YOUR INSTRUCTIONS — Restate all the material verbatim, except for the pictures.

PROVIDED DATA —
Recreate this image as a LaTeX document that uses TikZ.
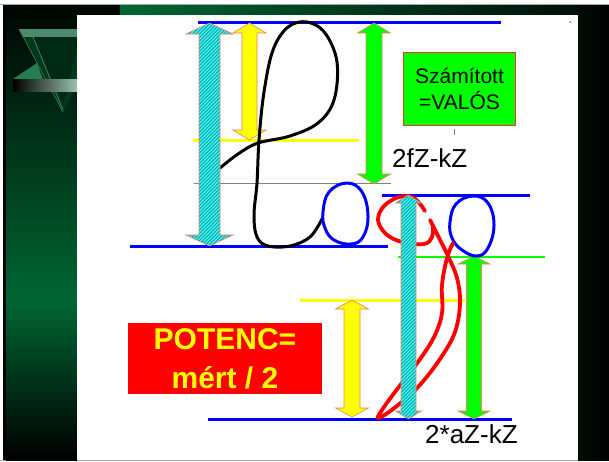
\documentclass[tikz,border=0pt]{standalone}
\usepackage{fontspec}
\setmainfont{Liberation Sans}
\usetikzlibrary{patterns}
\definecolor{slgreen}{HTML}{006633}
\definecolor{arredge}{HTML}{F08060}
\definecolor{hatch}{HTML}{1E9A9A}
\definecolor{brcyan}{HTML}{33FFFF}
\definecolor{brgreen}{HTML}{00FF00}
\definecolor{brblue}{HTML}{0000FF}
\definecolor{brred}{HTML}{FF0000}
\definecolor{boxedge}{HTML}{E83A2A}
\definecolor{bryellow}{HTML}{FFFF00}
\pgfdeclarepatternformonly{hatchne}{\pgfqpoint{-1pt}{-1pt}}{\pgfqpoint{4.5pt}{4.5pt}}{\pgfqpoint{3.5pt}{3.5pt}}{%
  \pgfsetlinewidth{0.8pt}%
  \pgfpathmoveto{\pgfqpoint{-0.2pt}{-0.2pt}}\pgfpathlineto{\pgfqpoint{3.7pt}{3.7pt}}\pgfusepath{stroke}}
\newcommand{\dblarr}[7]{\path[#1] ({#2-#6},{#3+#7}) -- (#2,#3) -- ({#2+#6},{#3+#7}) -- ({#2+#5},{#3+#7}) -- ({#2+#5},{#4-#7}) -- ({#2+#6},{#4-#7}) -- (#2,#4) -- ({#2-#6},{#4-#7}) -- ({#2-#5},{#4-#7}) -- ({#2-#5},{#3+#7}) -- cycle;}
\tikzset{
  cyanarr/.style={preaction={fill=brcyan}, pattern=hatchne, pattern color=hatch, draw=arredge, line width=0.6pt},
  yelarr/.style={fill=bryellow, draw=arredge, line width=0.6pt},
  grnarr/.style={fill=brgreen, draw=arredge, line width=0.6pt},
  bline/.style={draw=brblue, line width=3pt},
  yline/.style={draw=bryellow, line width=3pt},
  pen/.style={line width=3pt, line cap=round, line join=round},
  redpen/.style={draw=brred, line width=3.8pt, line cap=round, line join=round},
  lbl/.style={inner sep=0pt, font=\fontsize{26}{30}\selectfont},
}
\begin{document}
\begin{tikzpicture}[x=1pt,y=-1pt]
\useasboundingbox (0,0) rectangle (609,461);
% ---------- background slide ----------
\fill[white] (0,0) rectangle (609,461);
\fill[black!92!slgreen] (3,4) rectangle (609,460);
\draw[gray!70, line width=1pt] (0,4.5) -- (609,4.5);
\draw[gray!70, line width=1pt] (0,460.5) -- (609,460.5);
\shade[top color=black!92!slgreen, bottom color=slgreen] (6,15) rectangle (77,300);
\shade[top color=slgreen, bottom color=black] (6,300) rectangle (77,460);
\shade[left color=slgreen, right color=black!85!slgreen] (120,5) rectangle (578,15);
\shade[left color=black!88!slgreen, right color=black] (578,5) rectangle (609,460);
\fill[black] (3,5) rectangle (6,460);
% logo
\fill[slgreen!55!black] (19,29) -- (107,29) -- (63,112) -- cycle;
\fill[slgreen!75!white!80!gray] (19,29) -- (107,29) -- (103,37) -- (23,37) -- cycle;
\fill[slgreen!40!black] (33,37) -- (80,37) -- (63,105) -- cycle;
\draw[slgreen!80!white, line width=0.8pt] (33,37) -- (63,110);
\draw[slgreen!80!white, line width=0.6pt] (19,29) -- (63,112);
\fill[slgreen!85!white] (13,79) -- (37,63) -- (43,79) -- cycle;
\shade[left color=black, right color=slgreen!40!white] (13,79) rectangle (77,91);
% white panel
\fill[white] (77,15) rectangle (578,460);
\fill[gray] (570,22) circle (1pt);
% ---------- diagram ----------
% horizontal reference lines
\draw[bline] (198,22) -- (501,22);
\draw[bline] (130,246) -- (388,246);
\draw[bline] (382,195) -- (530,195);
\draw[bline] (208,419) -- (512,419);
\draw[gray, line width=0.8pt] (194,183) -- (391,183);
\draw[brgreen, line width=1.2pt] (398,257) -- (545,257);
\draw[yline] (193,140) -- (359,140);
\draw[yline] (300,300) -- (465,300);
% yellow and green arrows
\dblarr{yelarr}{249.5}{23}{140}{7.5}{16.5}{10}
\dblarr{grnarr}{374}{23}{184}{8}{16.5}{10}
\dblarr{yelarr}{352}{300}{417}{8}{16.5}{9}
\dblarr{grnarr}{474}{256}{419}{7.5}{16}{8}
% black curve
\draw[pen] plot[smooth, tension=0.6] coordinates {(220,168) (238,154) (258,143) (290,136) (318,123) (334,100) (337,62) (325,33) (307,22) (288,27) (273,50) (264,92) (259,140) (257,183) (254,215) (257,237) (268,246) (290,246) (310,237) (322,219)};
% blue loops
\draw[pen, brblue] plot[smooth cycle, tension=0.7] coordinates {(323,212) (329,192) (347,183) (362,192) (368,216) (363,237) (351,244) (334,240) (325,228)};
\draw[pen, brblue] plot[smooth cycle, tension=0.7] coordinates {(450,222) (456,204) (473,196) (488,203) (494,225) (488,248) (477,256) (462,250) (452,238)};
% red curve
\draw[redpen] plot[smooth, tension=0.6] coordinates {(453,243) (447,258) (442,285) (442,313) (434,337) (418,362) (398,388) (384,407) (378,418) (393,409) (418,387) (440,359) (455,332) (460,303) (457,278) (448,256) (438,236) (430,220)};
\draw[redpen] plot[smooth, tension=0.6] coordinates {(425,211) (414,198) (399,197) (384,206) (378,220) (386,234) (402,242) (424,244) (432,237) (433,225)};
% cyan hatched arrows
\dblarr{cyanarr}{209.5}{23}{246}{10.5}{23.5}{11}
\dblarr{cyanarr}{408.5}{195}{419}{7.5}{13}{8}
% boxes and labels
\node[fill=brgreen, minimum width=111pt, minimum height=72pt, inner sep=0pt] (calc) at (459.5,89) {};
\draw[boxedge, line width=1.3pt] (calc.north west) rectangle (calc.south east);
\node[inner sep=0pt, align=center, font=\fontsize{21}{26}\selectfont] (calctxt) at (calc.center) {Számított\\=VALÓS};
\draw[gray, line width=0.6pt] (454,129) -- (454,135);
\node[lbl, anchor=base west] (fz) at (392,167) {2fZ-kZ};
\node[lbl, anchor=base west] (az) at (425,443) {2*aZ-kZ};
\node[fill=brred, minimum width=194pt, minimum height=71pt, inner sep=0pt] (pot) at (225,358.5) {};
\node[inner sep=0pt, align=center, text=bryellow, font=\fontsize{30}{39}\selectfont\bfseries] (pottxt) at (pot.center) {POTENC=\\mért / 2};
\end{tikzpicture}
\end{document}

THE SOLUTION —
Recreate this image as a LaTeX document that uses TikZ.
\documentclass[tikz,border=0pt]{standalone}
\usepackage{fontspec}
\setmainfont{Liberation Sans}
\usetikzlibrary{patterns}
\definecolor{slgreen}{HTML}{006633}
\definecolor{arredge}{HTML}{F08060}
\definecolor{hatch}{HTML}{1E9A9A}
\definecolor{brcyan}{HTML}{33FFFF}
\definecolor{brgreen}{HTML}{00FF00}
\definecolor{brblue}{HTML}{0000FF}
\definecolor{brred}{HTML}{FF0000}
\definecolor{boxedge}{HTML}{E83A2A}
\definecolor{bryellow}{HTML}{FFFF00}
\pgfdeclarepatternformonly{hatchne}{\pgfqpoint{-1pt}{-1pt}}{\pgfqpoint{4.5pt}{4.5pt}}{\pgfqpoint{3.5pt}{3.5pt}}{%
  \pgfsetlinewidth{0.8pt}%
  \pgfpathmoveto{\pgfqpoint{-0.2pt}{-0.2pt}}\pgfpathlineto{\pgfqpoint{3.7pt}{3.7pt}}\pgfusepath{stroke}}
\newcommand{\dblarr}[7]{\path[#1] ({#2-#6},{#3+#7}) -- (#2,#3) -- ({#2+#6},{#3+#7}) -- ({#2+#5},{#3+#7}) -- ({#2+#5},{#4-#7}) -- ({#2+#6},{#4-#7}) -- (#2,#4) -- ({#2-#6},{#4-#7}) -- ({#2-#5},{#4-#7}) -- ({#2-#5},{#3+#7}) -- cycle;}
\tikzset{
  cyanarr/.style={preaction={fill=brcyan}, pattern=hatchne, pattern color=hatch, draw=arredge, line width=0.6pt},
  yelarr/.style={fill=bryellow, draw=arredge, line width=0.6pt},
  grnarr/.style={fill=brgreen, draw=arredge, line width=0.6pt},
  bline/.style={draw=brblue, line width=3pt},
  yline/.style={draw=bryellow, line width=3pt},
  pen/.style={line width=3pt, line cap=round, line join=round},
  redpen/.style={draw=brred, line width=3.8pt, line cap=round, line join=round},
  lbl/.style={inner sep=0pt, font=\fontsize{26}{30}\selectfont},
}
\begin{document}
\begin{tikzpicture}[x=1pt,y=-1pt]
\useasboundingbox (0,0) rectangle (609,461);
% ---------- background slide ----------
\fill[white] (0,0) rectangle (609,461);
\fill[black!92!slgreen] (3,4) rectangle (609,460);
\draw[gray!70, line width=1pt] (0,4.5) -- (609,4.5);
\draw[gray!70, line width=1pt] (0,460.5) -- (609,460.5);
\shade[top color=black!92!slgreen, bottom color=slgreen] (6,15) rectangle (77,300);
\shade[top color=slgreen, bottom color=black] (6,300) rectangle (77,460);
\shade[left color=slgreen, right color=black!85!slgreen] (120,5) rectangle (578,15);
\shade[left color=black!88!slgreen, right color=black] (578,5) rectangle (609,460);
\fill[black] (3,5) rectangle (6,460);
% logo
\fill[slgreen!55!black] (19,29) -- (107,29) -- (63,112) -- cycle;
\fill[slgreen!75!white!80!gray] (19,29) -- (107,29) -- (103,37) -- (23,37) -- cycle;
\fill[slgreen!40!black] (33,37) -- (80,37) -- (63,105) -- cycle;
\draw[slgreen!80!white, line width=0.8pt] (33,37) -- (63,110);
\draw[slgreen!80!white, line width=0.6pt] (19,29) -- (63,112);
\fill[slgreen!85!white] (13,79) -- (37,63) -- (43,79) -- cycle;
\shade[left color=black, right color=slgreen!40!white] (13,79) rectangle (77,91);
% white panel
\fill[white] (77,15) rectangle (578,460);
\fill[gray] (570,22) circle (1pt);
% ---------- diagram ----------
% horizontal reference lines
\draw[bline] (198,22) -- (501,22);
\draw[bline] (130,246) -- (388,246);
\draw[bline] (382,195) -- (530,195);
\draw[bline] (208,419) -- (512,419);
\draw[gray, line width=0.8pt] (194,183) -- (391,183);
\draw[brgreen, line width=1.2pt] (398,257) -- (545,257);
\draw[yline] (193,140) -- (359,140);
\draw[yline] (300,300) -- (465,300);
% yellow and green arrows
\dblarr{yelarr}{249.5}{23}{140}{7.5}{16.5}{10}
\dblarr{grnarr}{374}{23}{184}{8}{16.5}{10}
\dblarr{yelarr}{352}{300}{417}{8}{16.5}{9}
\dblarr{grnarr}{474}{256}{419}{7.5}{16}{8}
% black curve
\draw[pen] plot[smooth, tension=0.6] coordinates {(220,168) (238,154) (258,143) (290,136) (318,123) (334,100) (337,62) (325,33) (307,22) (288,27) (273,50) (264,92) (259,140) (257,183) (254,215) (257,237) (268,246) (290,246) (310,237) (322,219)};
% blue loops
\draw[pen, brblue] plot[smooth cycle, tension=0.7] coordinates {(323,212) (329,192) (347,183) (362,192) (368,216) (363,237) (351,244) (334,240) (325,228)};
\draw[pen, brblue] plot[smooth cycle, tension=0.7] coordinates {(450,222) (456,204) (473,196) (488,203) (494,225) (488,248) (477,256) (462,250) (452,238)};
% red curve
\draw[redpen] plot[smooth, tension=0.6] coordinates {(453,243) (447,258) (442,285) (442,313) (434,337) (418,362) (398,388) (384,407) (378,418) (393,409) (418,387) (440,359) (455,332) (460,303) (457,278) (448,256) (438,236) (430,220)};
\draw[redpen] plot[smooth, tension=0.6] coordinates {(425,211) (414,198) (399,197) (384,206) (378,220) (386,234) (402,242) (424,244) (432,237) (433,225)};
% cyan hatched arrows
\dblarr{cyanarr}{209.5}{23}{246}{10.5}{23.5}{11}
\dblarr{cyanarr}{408.5}{195}{419}{7.5}{13}{8}
% boxes and labels
\node[fill=brgreen, minimum width=111pt, minimum height=72pt, inner sep=0pt] (calc) at (459.5,89) {};
\draw[boxedge, line width=1.3pt] (calc.north west) rectangle (calc.south east);
\node[inner sep=0pt, align=center, font=\fontsize{21}{26}\selectfont] (calctxt) at (calc.center) {Számított\\=VALÓS};
\draw[gray, line width=0.6pt] (454,129) -- (454,135);
\node[lbl, anchor=base west] (fz) at (392,167) {2fZ-kZ};
\node[lbl, anchor=base west] (az) at (425,443) {2*aZ-kZ};
\node[fill=brred, minimum width=194pt, minimum height=71pt, inner sep=0pt] (pot) at (225,358.5) {};
\node[inner sep=0pt, align=center, text=bryellow, font=\fontsize{30}{39}\selectfont\bfseries] (pottxt) at (pot.center) {POTENC=\\mért / 2};
\end{tikzpicture}
\end{document}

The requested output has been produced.